**Problem description**
Set the listing down unchanged, minus every embedded image.

--- BEGIN ---

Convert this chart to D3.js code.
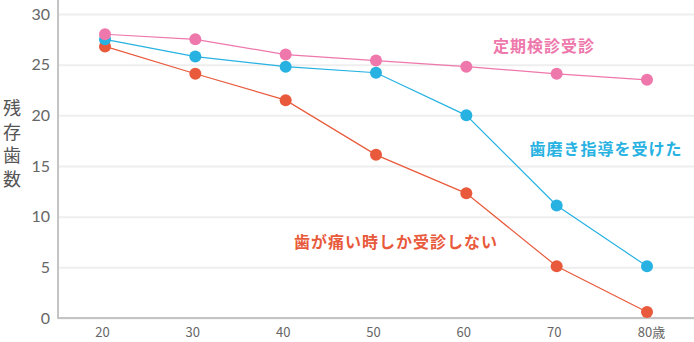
<!DOCTYPE html>
<html><head><meta charset="utf-8">
<script src="https://cdn.jsdelivr.net/npm/d3@7"></script>
<style>body{margin:0;background:#fff;}svg{display:block;font-family:"Noto Sans CJK JP","Noto Sans",sans-serif;}</style>
</head><body><svg id="c" width="694" height="342"></svg>
<script>
const ages = [20, 30, 40, 50, 60, 70, 80];
const ageLabels = ["20", "30", "40", "50", "60", "70", "80歳"];
const yTicks = [0, 5, 10, 15, 20, 25, 30];
const checkup = [28.0, 27.5, 26.0, 25.4, 24.8, 24.1, 23.5];
const brushing = [27.5, 25.8, 24.8, 24.2, 20.0, 11.1, 5.1];
const painOnly = [26.8, 24.1, 21.5, 16.1, 12.3, 5.1, 0.6];
const seriesNames = ["定期検診受診", "歯磨き指導を受けた", "歯が痛い時しか受診しない"];
const yTitle = "残存歯数";

const svg = d3.select("#c");
const x = d3.scaleLinear().domain([20, 80]).range([105, 647]);
const y = d3.scaleLinear().domain([0, 30]).range([318, 14]);

// grid
const g = svg.append("g").attr("transform", "translate(58,0)")
  .call(d3.axisLeft(y).tickValues(yTicks).tickSize(-636).tickPadding(8).tickFormat(d3.format("d")));
g.select(".domain").remove();
g.selectAll(".tick line").attr("stroke", "#eeeeee").attr("stroke-width", 2);
g.selectAll(".tick text").attr("fill", "#666").attr("font-size", 16).attr("font-family", "Lato, 'Noto Sans', sans-serif").attr("x", -8);

// axes lines
svg.append("line").attr("x1", 58).attr("x2", 58).attr("y1", 0).attr("y2", 319).attr("stroke", "#c4c4c4").attr("stroke-width", 2);
svg.append("line").attr("x1", 57).attr("x2", 694).attr("y1", 318).attr("y2", 318).attr("stroke", "#c4c4c4").attr("stroke-width", 2);

// x labels
const xa = svg.append("g").attr("transform", "translate(0,318)")
  .call(d3.axisBottom(x).tickValues(ages).tickSize(0).tickPadding(10).tickFormat((d, i) => ageLabels[i]));
xa.select(".domain").remove();
xa.selectAll(".tick text").attr("fill", "#666").attr("font-size", 13).attr("font-family", "'Noto Sans CJK JP', sans-serif")
  .attr("transform", (d, i) => i === 6 ? "translate(4,0)" : "translate(-3,0)");

// y title
const yt = svg.append("text").attr("fill", "#555").attr("font-size", 18).attr("text-anchor", "middle");
yTitle.split("").forEach((ch, i) => yt.append("tspan").attr("x", 12).attr("y", 115 + i * 23.5).text(ch));

const series = [
  {vals: painOnly, color: "#e85a3b"},
  {vals: brushing, color: "#27b2e2"},
  {vals: checkup, color: "#ee77ab"}
];
const line = d3.line().x((d, i) => x(ages[i])).y(d => y(d));
series.forEach(s => {
  svg.append("path").datum(s.vals).attr("d", line).attr("fill", "none").attr("stroke", s.color).attr("stroke-width", 1.2);
});
series.forEach(s => {
  svg.append("g").selectAll("circle").data(s.vals).join("circle")
    .attr("cx", (d, i) => x(ages[i])).attr("cy", d => y(d)).attr("r", 6).attr("fill", s.color);
});

// labels
const labs = [
  {t: seriesNames[0], x: 544, y: 52, c: "#ee77ab"},
  {t: seriesNames[1], x: 606, y: 155, c: "#27b2e2"},
  {t: seriesNames[2], x: 396, y: 248, c: "#e85a3b"}
];
labs.forEach(l => svg.append("text").attr("x", l.x).attr("y", l.y).attr("text-anchor", "middle")
  .attr("fill", l.c).attr("font-size", 16).attr("font-weight", "bold").attr("letter-spacing", 1).text(l.t));
</script></body></html>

--- END ---

**Answer in full**
Convert this chart to D3.js code.
<!DOCTYPE html>
<html><head><meta charset="utf-8">
<script src="https://cdn.jsdelivr.net/npm/d3@7"></script>
<style>body{margin:0;background:#fff;}svg{display:block;font-family:"Noto Sans CJK JP","Noto Sans",sans-serif;}</style>
</head><body><svg id="c" width="694" height="342"></svg>
<script>
const ages = [20, 30, 40, 50, 60, 70, 80];
const ageLabels = ["20", "30", "40", "50", "60", "70", "80歳"];
const yTicks = [0, 5, 10, 15, 20, 25, 30];
const checkup = [28.0, 27.5, 26.0, 25.4, 24.8, 24.1, 23.5];
const brushing = [27.5, 25.8, 24.8, 24.2, 20.0, 11.1, 5.1];
const painOnly = [26.8, 24.1, 21.5, 16.1, 12.3, 5.1, 0.6];
const seriesNames = ["定期検診受診", "歯磨き指導を受けた", "歯が痛い時しか受診しない"];
const yTitle = "残存歯数";

const svg = d3.select("#c");
const x = d3.scaleLinear().domain([20, 80]).range([105, 647]);
const y = d3.scaleLinear().domain([0, 30]).range([318, 14]);

// grid
const g = svg.append("g").attr("transform", "translate(58,0)")
  .call(d3.axisLeft(y).tickValues(yTicks).tickSize(-636).tickPadding(8).tickFormat(d3.format("d")));
g.select(".domain").remove();
g.selectAll(".tick line").attr("stroke", "#eeeeee").attr("stroke-width", 2);
g.selectAll(".tick text").attr("fill", "#666").attr("font-size", 16).attr("font-family", "Lato, 'Noto Sans', sans-serif").attr("x", -8);

// axes lines
svg.append("line").attr("x1", 58).attr("x2", 58).attr("y1", 0).attr("y2", 319).attr("stroke", "#c4c4c4").attr("stroke-width", 2);
svg.append("line").attr("x1", 57).attr("x2", 694).attr("y1", 318).attr("y2", 318).attr("stroke", "#c4c4c4").attr("stroke-width", 2);

// x labels
const xa = svg.append("g").attr("transform", "translate(0,318)")
  .call(d3.axisBottom(x).tickValues(ages).tickSize(0).tickPadding(10).tickFormat((d, i) => ageLabels[i]));
xa.select(".domain").remove();
xa.selectAll(".tick text").attr("fill", "#666").attr("font-size", 13).attr("font-family", "'Noto Sans CJK JP', sans-serif")
  .attr("transform", (d, i) => i === 6 ? "translate(4,0)" : "translate(-3,0)");

// y title
const yt = svg.append("text").attr("fill", "#555").attr("font-size", 18).attr("text-anchor", "middle");
yTitle.split("").forEach((ch, i) => yt.append("tspan").attr("x", 12).attr("y", 115 + i * 23.5).text(ch));

const series = [
  {vals: painOnly, color: "#e85a3b"},
  {vals: brushing, color: "#27b2e2"},
  {vals: checkup, color: "#ee77ab"}
];
const line = d3.line().x((d, i) => x(ages[i])).y(d => y(d));
series.forEach(s => {
  svg.append("path").datum(s.vals).attr("d", line).attr("fill", "none").attr("stroke", s.color).attr("stroke-width", 1.2);
});
series.forEach(s => {
  svg.append("g").selectAll("circle").data(s.vals).join("circle")
    .attr("cx", (d, i) => x(ages[i])).attr("cy", d => y(d)).attr("r", 6).attr("fill", s.color);
});

// labels
const labs = [
  {t: seriesNames[0], x: 544, y: 52, c: "#ee77ab"},
  {t: seriesNames[1], x: 606, y: 155, c: "#27b2e2"},
  {t: seriesNames[2], x: 396, y: 248, c: "#e85a3b"}
];
labs.forEach(l => svg.append("text").attr("x", l.x).attr("y", l.y).attr("text-anchor", "middle")
  .attr("fill", l.c).attr("font-size", 16).attr("font-weight", "bold").attr("letter-spacing", 1).text(l.t));
</script></body></html>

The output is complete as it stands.